What possible rationale would justify our elected officials’ egregious abdication of responsibility to their constituents? The answer’s a simple one: our lawmakers are no longer beholden to us citizens, but to the oil and coal industries, whose eagerness to co-opt our governance for sake of increased profits is a tragic demonstration that great economic power has a negative correlation with civic virtue.

Warren Senders

Year 4, Month 1, Day 17: Turn Off All Thought, Surrender To The Void

The Washington Post’s Eugene Robinson weighs in on climate change, with an excellent column titled “Hot Enough For You?”:

All right, now can we talk about climate change? After a year when the lower 48 states suffered the warmest temperatures, and the second-craziest weather, since record-keeping began?

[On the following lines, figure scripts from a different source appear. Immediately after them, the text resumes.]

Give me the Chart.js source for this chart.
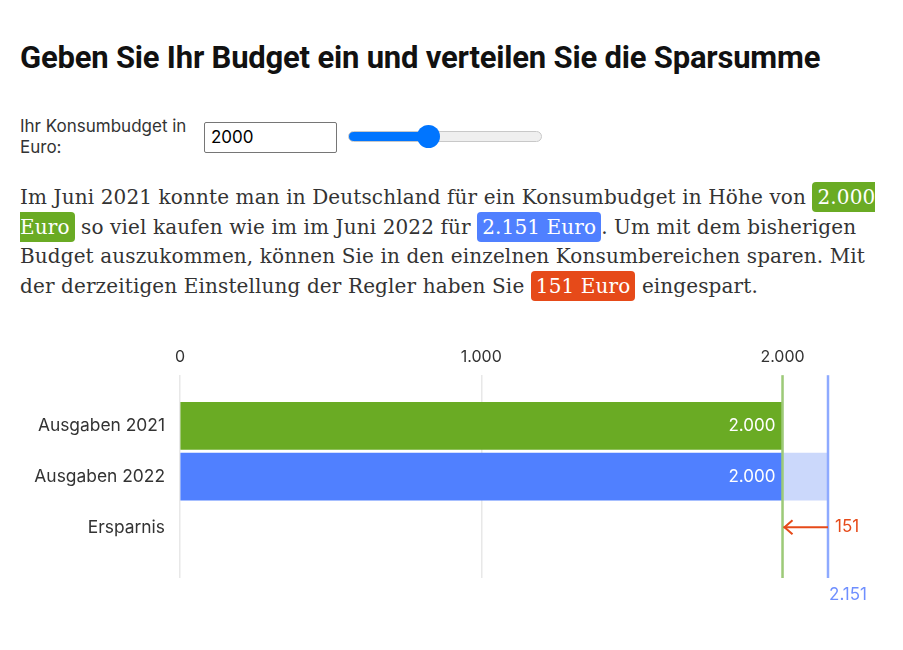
<!DOCTYPE html>
<html><head><meta charset="utf-8">
<script src="https://cdn.jsdelivr.net/npm/chart.js@4"></script>
<style>
body{margin:0;background:#fff;width:903px;height:650px;overflow:hidden;position:relative;font-family:Inter,"Noto Sans",sans-serif;color:#333;}
h1{position:absolute;left:20px;top:40px;margin:0;font-family:Roboto,sans-serif;font-weight:700;font-size:31px;line-height:36px;color:#111;white-space:nowrap;letter-spacing:-0.2px;}
.lab{position:absolute;left:20px;top:116px;width:185px;font-size:17px;line-height:21px;color:#333;}
.inp{position:absolute;left:204px;top:122px;width:133px;height:31px;box-sizing:border-box;border:1px solid #767676;border-radius:2px;font-size:17px;padding:3px 6px;font-family:Inter,sans-serif;color:#000;line-height:23px;}
input[type=range]{position:absolute;left:348px;top:125px;width:194px;height:22px;margin:0;-webkit-appearance:none;appearance:none;background:transparent;}
input[type=range]::-webkit-slider-runnable-track{height:11px;border-radius:6px;box-sizing:border-box;border:1px solid #c8c8c8;background:linear-gradient(to right,#0075ff 0,#0075ff 79px,#efefef 79px);}
input[type=range]::-webkit-slider-thumb{-webkit-appearance:none;width:23px;height:23px;border-radius:50%;background:#0075ff;margin-top:-7px;border:none;}
.para{position:absolute;left:20px;top:183px;font-family:"DejaVu Serif",serif;font-size:20px;letter-spacing:0.12px;line-height:29.5px;color:#333;white-space:nowrap;}
.b{color:#fff;border-radius:4px;padding:3px 5px;}
.g{background:#6aab24}.bl{background:#5080ff}.r{background:#e64a19}
#wrap{position:absolute;left:0;top:330px;width:903px;height:290px;}
</style></head><body>
<h1>Geben Sie Ihr Budget ein und verteilen Sie die Sparsumme</h1>
<div class="lab">Ihr Konsumbudget in Euro:</div>
<div class="inp">2000</div>
<input type="range" min="0" max="5000" value="2000">
<div class="para">Im Juni 2021 konnte man in Deutschland für ein Konsumbudget in Höhe von <span class="b g">2.000<br>Euro</span> so viel kaufen wie im im Juni 2022 für <span class="b bl">2.151 Euro</span>. Um mit dem bisherigen<br>Budget auszukommen, können Sie in den einzelnen Konsumbereichen sparen. Mit<br>der derzeitigen Einstellung der Regler haben Sie <span class="b r">151 Euro</span> eingespart.</div>
<div id="wrap"><canvas id="c" width="903" height="290"></canvas></div>
<script>
const categories = ['', 'Ausgaben 2021', 'Ausgaben 2022', 'Ersparnis', ''];
const spending = [null, 2000, 2000, null, null];
const extra = [null, 0, 151, null, null];
const budget2021 = 2000;
const budget2022 = 2151;
const savings = 151;
const tickValues = [0, 1000, 2000];

const GREEN = '#6aab24', BLUE = '#5080ff', LIGHTBLUE = '#cbd8fb', RED = '#e64a19';
const fmt = v => String(Math.round(v)).replace(/\B(?=(\d{3})+(?!\d))/g, '.');

const overlay = {
  id: 'overlay',
  afterDatasetsDraw(chart) {
    const ctx = chart.ctx, x = chart.scales.x, y = chart.scales.y, a = chart.chartArea;
    const meta = chart.getDatasetMeta(0);
    ctx.save();
    ctx.font = '17px Inter, sans-serif';
    ctx.fillStyle = '#fff';
    ctx.textAlign = 'right'; ctx.textBaseline = 'middle';
    meta.data.forEach((bar, i) => {
      if (spending[i] == null) return;
      ctx.fillText(fmt(spending[i]), bar.x - 7, bar.y);
    });
    const x0 = x.getPixelForValue(budget2021), x1 = x.getPixelForValue(budget2022);
    ctx.lineWidth = 2.5;
    ctx.strokeStyle = '#9dca78';
    ctx.beginPath(); ctx.moveTo(x0, a.top); ctx.lineTo(x0, a.bottom); ctx.stroke();
    ctx.strokeStyle = '#8eaaff';
    ctx.beginPath(); ctx.moveTo(x1, a.top); ctx.lineTo(x1, a.bottom); ctx.stroke();
    const yr = y.getPixelForValue(3);
    ctx.strokeStyle = RED; ctx.lineWidth = 2;
    ctx.beginPath(); ctx.moveTo(x1, yr); ctx.lineTo(x0 + 1, yr); ctx.stroke();
    ctx.beginPath(); ctx.moveTo(x0 + 10, yr - 7); ctx.lineTo(x0 + 2, yr); ctx.lineTo(x0 + 10, yr + 7); ctx.stroke();
    ctx.font = '17px Inter, sans-serif';
    ctx.fillStyle = RED; ctx.textAlign = 'left';
    ctx.fillText(fmt(savings), x1 + 7, yr);
    ctx.fillStyle = '#6f8fff'; ctx.textAlign = 'center'; ctx.textBaseline = 'top';
    ctx.fillText(fmt(budget2022), x1 + 20, a.bottom + 8);
    ctx.restore();
  }
};

new Chart(document.getElementById('c'), {
  type: 'bar',
  data: {
    labels: categories,
    datasets: [
      { data: spending, backgroundColor: [null, GREEN, BLUE, null, null], barThickness: 47, stack: 's' },
      { data: extra, backgroundColor: LIGHTBLUE, barThickness: 47, stack: 's' }
    ]
  },
  options: {
    indexAxis: 'y',
    responsive: false,
    animation: false,
    layout: { padding: { top: 10, right: 75, bottom: 42, left: 0 } },
    plugins: { legend: { display: false }, tooltip: { enabled: false } },
    scales: {
      x: {
        position: 'top', min: 0, max: budget2022, stacked: true,
        afterBuildTicks: s => { s.ticks = tickValues.map(v => ({ value: v })); },
        ticks: { callback: v => fmt(v), color: '#333', font: { size: 16, family: 'Inter' }, padding: 8, maxRotation: 0 },
        grid: { color: '#e8e8e8', drawTicks: false, lineWidth: 1.5 },
        border: { display: false }
      },
      y: {
        offset: false, stacked: true,
        afterFit: s => { s.width = 180; },
        ticks: { color: '#333', font: { size: 17.4, family: 'Inter' }, padding: 7, autoSkip: false },
        grid: { display: false },
        border: { display: false }
      }
    }
  },
  plugins: [overlay]
});
</script>
</body></html>
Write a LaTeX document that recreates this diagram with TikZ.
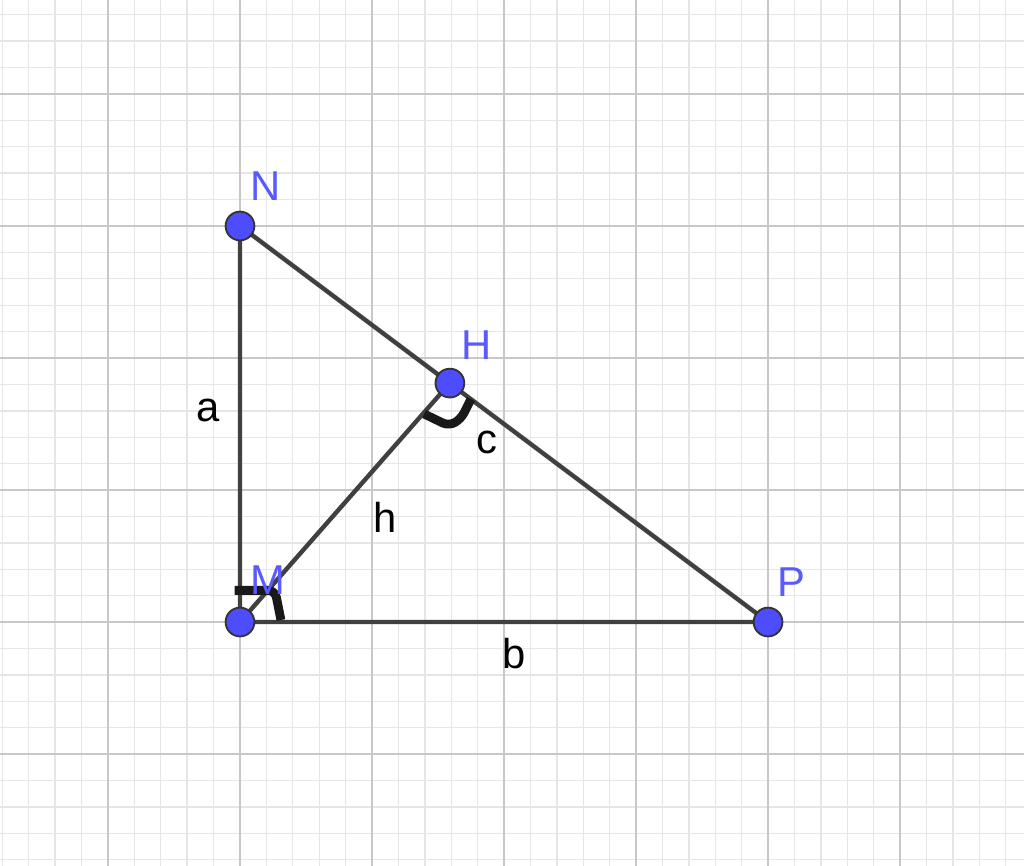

Apparently not. The climate-change denialists — especially those who manipulate the data in transparently bogus ways to claim that warming has halted or even reversed course — have been silent, as one might expect. Sensible people accept the fact of warming, but many doubt that our dysfunctional political system can respond in any meaningful way.

The thing is, though, that climate change has already put itself on the agenda — not the cause, but the effects. We’re dealing with human-induced warming of the atmosphere. It’s just that we’re doing so in a manner that is reactive, expensive and ultimately ineffectual.

A slap at George Will in my second paragraph. Ha ha ha ha. Sent January 11:

Climate change denialists have always had lots of excuses and diversionary tactics available for use in the face of Mother Nature’s stubbornness. The climate’s not changing — but if it is, it’s not dangerous — but if it is, humans aren’t responsible — but if they are, it’s too expensive to do anything — but if it’s more expensive to do nothing…well, repeat ad nauseum. Enabled by a complaisant media, anti-science politicians dance attendance on the fossil-fuel establishment, whose profits might be infinitesimally reduced if we took steps to address the accelerating greenhouse effect before it spins catastrophically out of control.

Whether they’re scientifically-ignorant tea-partiers or bow-tied faux-intellectuals, denialists have this in common: no amount of evidence or logic can shake their faith. In this respect, they’re like the NRA: enablers and excusers of a destructive technology, and avatars of ignorance at a time when our society desperately needs wisdom.